If you’ve grown sick of the city life and decided that you’ll move into the wilderness, consider cabin-living. With a river or a lake merely steps away, you’ll enjoy peaceful surroundings and soothing sounds of nature. It’s the perfect place for unwinding, reflecting, and reconnecting with the natural world.
Cabin-living feels amazing no matter the season. You can go sledding or skiing in the winter, paddle a kayak in the spring, go for a picnic in the summer, and cycle in the fall. You’ll never get bored in your little log home despite the lack of urban life around you.
But such off-the-grid living also comes with a few downsides. For one, it’s not a lifestyle suited for on-the-go people. If you often expect business calls and spontaneous appointments, living miles from the city will pose an inconvenience. For another, you may not have a strong internet connection, which will disrupt your work.
Hence, ask yourself these questions before building your log home, then decide if cabin-living is worth it:
1. Where should I live?
If you’re from the U.S., many states and cities in your country offer cabin-living opportunities. But with regard to the best place to live in, Cabin Life surveyed their followers and found that Pinetop-Lakeside, Arizona won.

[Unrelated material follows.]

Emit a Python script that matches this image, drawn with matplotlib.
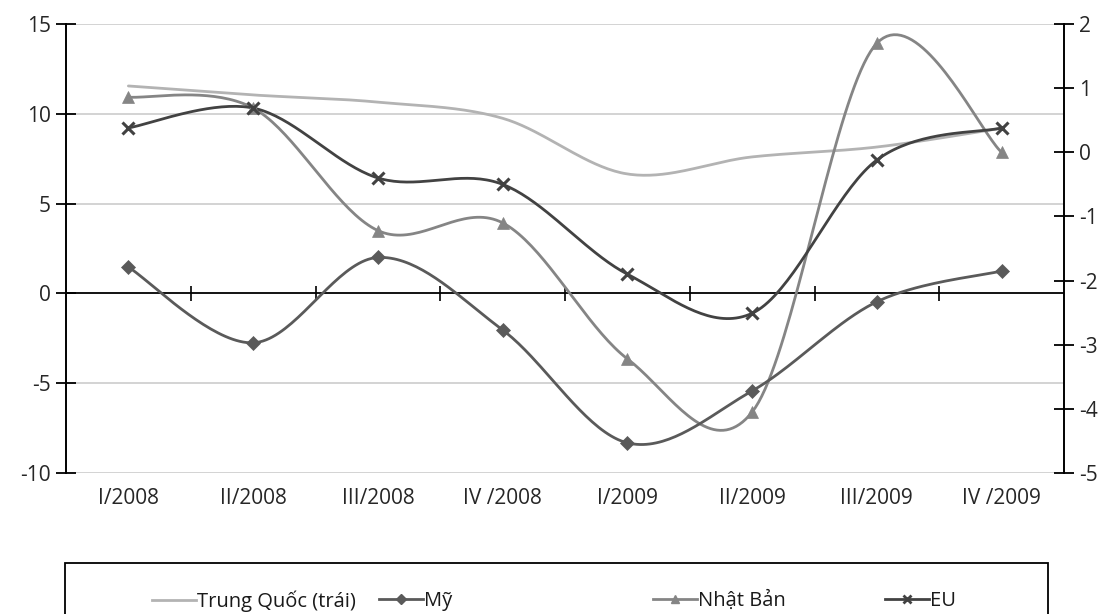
import numpy as np
import matplotlib
matplotlib.use("Agg")
import matplotlib.pyplot as plt
from matplotlib.lines import Line2D
from matplotlib.patches import Rectangle

plt.rcParams['font.family'] = ['Open Sans', 'DejaVu Sans']
plt.rcParams['axes.unicode_minus'] = False

quarters = ["I/2008", "II/2008", "III/2008", "IV /2008",
            "I/2009", "II/2009", "III/2009", "IV /2009"]

# Left axis (%)
trung_quoc = [11.55, 11.05, 10.65, 9.75, 6.65, 7.6, 8.15, 9.2]
# Right axis (%)
my = [-1.79, -2.97, -1.64, -2.77, -4.53, -3.72, -2.33, -1.85]
nhat_ban = [0.86, 0.69, -1.22, -1.10, -3.22, -4.05, 1.70, 0.0]
eu = [0.38, 0.69, -0.40, -0.50, -1.90, -2.51, -0.12, 0.38]

left_ticks = [-10, -5, 0, 5, 10, 15]
right_ticks = [-5, -4, -3, -2, -1, 0, 1, 2]


def smooth(xs, ys, n=40):
    """Cubic Bezier smoothing through every point (Catmull-Rom style)."""
    p = np.column_stack([xs, ys]).astype(float)
    ext = np.vstack([p[0], p, p[-1]])
    out = []
    t = np.linspace(0, 1, n)[:, None]
    for i in range(len(p) - 1):
        p0, p1 = ext[i + 1], ext[i + 2]
        c1 = p0 + (ext[i + 2] - ext[i]) / 6.0
        c2 = p1 - (ext[i + 3] - ext[i + 1]) / 6.0
        seg = ((1 - t) ** 3) * p0 + 3 * ((1 - t) ** 2) * t * c1 \
            + 3 * (1 - t) * t ** 2 * c2 + t ** 3 * p1
        out.append(seg if i == 0 else seg[1:])
    s = np.vstack(out)
    return s[:, 0], s[:, 1]


fig = plt.figure(figsize=(11.07, 6.14), dpi=100)
ax = fig.add_axes([66 / 1107, 1 - 473 / 614, (1064 - 66) / 1107, (473 - 24) / 614])
ax2 = ax.twinx()

x = np.arange(len(quarters))
tick_color = "#262626"

# grid and zero line
for v in left_ticks:
    if v == 0:
        continue
    ax.axhline(v, color="#c8c8c8", lw=1.1, zorder=0)
ax.axhline(0, color="black", lw=1.3, zorder=1)
ax.vlines(x[:-1] + 0.5, -0.4, 0.4, color="black", lw=1.2, zorder=1)

c_tq = "#b3b3b3"
c_my = "#5a5a5a"
c_nb = "#858585"
c_eu = "#424242"
lw = 2.0

sx, sy = smooth(x, trung_quoc)
ax.plot(sx, sy, color=c_tq, lw=lw, zorder=2, solid_capstyle="round")

for vals, col, mk, ms in [(nhat_ban, c_nb, "^", 9),
                          (my, c_my, "D", 7),
                          (eu, c_eu, "x", 8)]:
    sx, sy = smooth(x, vals)
    ax2.plot(sx, sy, color=col, lw=lw, zorder=2, solid_capstyle="round")
    ax2.plot(x, vals, linestyle="none", marker=mk, markersize=ms, color=col,
             markeredgewidth=2.2 if mk == "x" else 0.5, zorder=3)

ax.set_xlim(-0.5, len(quarters) - 0.5)
ax.set_ylim(-10, 15)
ax2.set_ylim(-5, 2)
ax.set_yticks(left_ticks)
ax2.set_yticks(right_ticks)
ax.set_xticks(x)
ax.set_xticklabels(quarters)

for s in ["top", "bottom"]:
    ax.spines[s].set_visible(False)
    ax2.spines[s].set_visible(False)
ax.spines["right"].set_visible(False)
ax2.spines["left"].set_visible(False)
ax.spines["left"].set_linewidth(1.4)
ax2.spines["right"].set_linewidth(1.4)

fs = 15
ax.tick_params(axis="x", length=0, pad=11, labelsize=fs, labelcolor=tick_color)
ax.tick_params(axis="y", direction="inout", length=14, width=1.3,
               labelsize=fs, labelcolor=tick_color, pad=4)
ax2.tick_params(axis="y", direction="inout", length=14, width=1.3,
                labelsize=fs, labelcolor=tick_color, pad=4)

# legend box
box = Rectangle((65 / 1107, -0.05), (1048 - 65) / 1107, 1 - 563 / 614 + 0.05,
                transform=fig.transFigure, fill=False, edgecolor="black",
                lw=1.3, clip_on=False)
fig.patches.append(box)

entries = [
    (Line2D([], [], color=c_tq, lw=lw), "Trung Quốc (trái)", 152),
    (Line2D([], [], color=c_my, lw=lw, marker="D", markersize=5), "Mỹ", 379),
    (Line2D([], [], color=c_nb, lw=lw, marker="^", markersize=6), "Nhật Bản", 653),
    (Line2D([], [], color=c_eu, lw=lw, marker="x", markersize=6,
            markeredgewidth=2), "EU", 885),
]
for handle, label, xpx in entries:
    fig.legend([handle], [label], loc="center left",
               bbox_to_anchor=(xpx / 1107, 1 - 601 / 614),
               frameon=False, fontsize=14.5, handlelength=2.2,
               handletextpad=0.05, borderpad=0, borderaxespad=0,
               labelcolor="#1a1a1a")

fig.savefig("out.png", dpi=100)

Pinetop-Lakeside is located in the White Mountains of eastern Arizona. You’ll love your stay here no matter the season, but spring and summer particularly make this place a paradise for water enthusiasts. You can explore around 50 alpine lakes and 800 miles of cold rivers.
But if you prefer hiking, autumn is your season in Pinetop-Lakeside. You can trek in solitude in its secluded trails, surrounded by the lovely fall foliage.
Other great places for cabin-living include Big Sky (Montana), Berea (Kentucky), Davis (West Virginia), and Douglas County (Minnesota). These places are all sparsely-populated, allowing you to enjoy better privacy and solitude.
As you decide where to live, research your options’ quality of life, crime rates, and economy. These factors will determine if you can live sustainably in the locations you’re considering.
2. Will I have a reliable internet connection?
Just because you’re living off-the-grid doesn’t mean you should give up internet connectivity. But expect a slower connection, because rural areas are usually underdeveloped.
But many rural areas in the U.S. are now enjoying high internet speeds. These include Boardman, Madisonville, Rifle, Pulaski, Seaford, and Ware. Their connection speeds exceed the recommended rate of 25 Mbps. And the best thing about these places is that they are all near mountains, lakes, and rivers.
On the flip side, the rural areas with the lowest internet speeds include Hyden, White Hall, Yale, Farmington, and Stevensville. So if you are considering those areas, ensure that you can obtain an alternative network source.
3. Can I fish freely?
Fisheries place certain restrictions on recreational fishing. In the Gulf of Maine, for example, private anglers can only catch one Atlantic Cod per day, and only during the open season, which is on April 1–14, and September 15–30. But outside the gulf, private anglers may catch 10 Atlantic Cods per day, anytime.
Beware of the species you shouldn’t catch as well. Recreational fishers are not allowed to catch Atlantic Salmon, Atlantic Sea Scallop, and Windowpane Flounder. Read and understand the fishing restrictions in the river or lake of your choice, so that you’d avoid making costly and inconvenient mistakes.
4. What essentials do I need?
Chances are you won’t find a grocery store nearby, so every time you make a trip back to the city, stock up on these cabin essentials:
- Non-perishable food
- Light fixtures
- First aid kit
- Sleep essentials
- Security tools, such as flashlights and knives
You may also need large water containers and filters, because the wilderness doesn’t usually have a stable water source. Electricity might be a problem too, so invest in a solar generator that can run your appliances, chargers, and other electronics. If you plan on grilling often, choose an electric grille that your solar generator can run as well.
And of course, don’t forget your fishing gear. Though you may rent them from fishing resorts, having your own still make every fishing experience better. Choose high-quality gear like a Daiwa electric reel. It will last you a long time, and will never falter against giant catches.
5. Where else can I go fishing?
When you begin to develop a fondness for fishing, you’d definitely look for rivers or lakes other than the one by your cabin. The best waters for fishers are Lake Champlain, Lake Okeechobee, Toledo Bend, and Sam Rayburn Reservoir. Some runner-ups include Lake Fork, Guntersville Lake, Lake Erie, and Kentucky Lake.
Once you start living in your log home, your life will change in ways you never thought possible. Adjustment won’t be easy, but once you get the hang of everything, you’ll realize that cabin-living is the best decision you ever made.